Q: Who are some of the writers you admire? Is magical realism master Gabriel Gárcia Márquez among them?
A: Gárcia Márquez is certainly one of my idols—he taught me how to look for magic both in life and in prose. Other writers I admire are Virginia Woolf, Edith Wharton, W. Somerset Maugham, and Toni Morrison. I go through periods when I read only mysteries, only short stories, only Evelyn Waugh. I think Dennis Lehane is an incredible writer, and like everyone else, I’m waiting for Jhumpa Lahiri’s next book.
Q: What has the reaction been to the novel from your family, friends, and early readers?

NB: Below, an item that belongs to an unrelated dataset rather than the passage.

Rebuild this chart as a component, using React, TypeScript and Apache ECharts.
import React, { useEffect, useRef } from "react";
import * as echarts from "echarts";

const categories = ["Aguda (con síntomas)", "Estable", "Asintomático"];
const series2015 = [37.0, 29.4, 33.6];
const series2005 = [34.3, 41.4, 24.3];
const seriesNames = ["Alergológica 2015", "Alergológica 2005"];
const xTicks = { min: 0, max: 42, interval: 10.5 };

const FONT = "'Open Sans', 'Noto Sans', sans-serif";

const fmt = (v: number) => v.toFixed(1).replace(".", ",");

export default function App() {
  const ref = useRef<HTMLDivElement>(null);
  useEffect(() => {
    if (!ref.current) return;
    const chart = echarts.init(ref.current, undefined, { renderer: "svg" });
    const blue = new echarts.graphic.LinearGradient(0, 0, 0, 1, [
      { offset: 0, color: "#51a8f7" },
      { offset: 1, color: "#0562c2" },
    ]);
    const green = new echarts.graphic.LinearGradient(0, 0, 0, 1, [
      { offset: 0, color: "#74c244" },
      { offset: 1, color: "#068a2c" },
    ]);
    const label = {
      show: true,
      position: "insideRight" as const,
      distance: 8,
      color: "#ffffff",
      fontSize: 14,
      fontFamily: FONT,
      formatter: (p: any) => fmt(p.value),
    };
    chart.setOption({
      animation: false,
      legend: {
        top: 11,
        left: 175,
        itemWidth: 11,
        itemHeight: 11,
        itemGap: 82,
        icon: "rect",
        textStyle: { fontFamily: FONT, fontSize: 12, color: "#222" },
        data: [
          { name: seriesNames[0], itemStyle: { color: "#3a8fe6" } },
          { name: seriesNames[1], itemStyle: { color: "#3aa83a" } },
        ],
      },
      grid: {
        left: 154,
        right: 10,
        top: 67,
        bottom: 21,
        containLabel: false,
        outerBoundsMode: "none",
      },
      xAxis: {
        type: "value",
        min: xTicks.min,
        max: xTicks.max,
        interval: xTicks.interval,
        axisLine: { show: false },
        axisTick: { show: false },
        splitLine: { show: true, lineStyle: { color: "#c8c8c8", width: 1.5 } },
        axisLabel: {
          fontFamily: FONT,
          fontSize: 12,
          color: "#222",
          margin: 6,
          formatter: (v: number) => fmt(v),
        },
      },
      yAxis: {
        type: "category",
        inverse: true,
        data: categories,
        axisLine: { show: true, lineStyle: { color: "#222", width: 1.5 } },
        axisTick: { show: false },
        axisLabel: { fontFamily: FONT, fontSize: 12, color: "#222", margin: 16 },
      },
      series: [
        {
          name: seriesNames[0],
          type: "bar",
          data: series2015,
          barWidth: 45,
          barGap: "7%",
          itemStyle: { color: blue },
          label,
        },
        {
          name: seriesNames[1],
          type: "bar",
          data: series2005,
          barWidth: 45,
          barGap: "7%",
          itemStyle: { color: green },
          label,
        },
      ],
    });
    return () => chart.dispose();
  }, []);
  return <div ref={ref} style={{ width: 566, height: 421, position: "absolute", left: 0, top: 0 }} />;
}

A: My family—my father included—is waiting for the Indonesian translation. My mother, who understands a bit more English, I haven’t allowed anywhere near the book, since I have a feeling she will read it and say, “Why did you make Eva so nice? She’s an angel compared to your grandmother!” My friends who have read it were pleasantly surprised. Before, they called me odd. Now, they call me interesting. The reaction from early readers has been the best. They are so excited and passionate about the book, and the fact that they are neither related to nor acquainted with me is sufficient proof that their enthusiasm is genuine.
Q: Do you plan to write another novel? If so, what can you tell us about it?
A: I am working on another novel, and I’m very excited about it. I don’t want to say too much because I’m superstitious, but it will draw on my cultural background and experiences even more than Of Bees and Mist, and it will also have a similar tone and a gripping—I hope!—family mystery at its heart.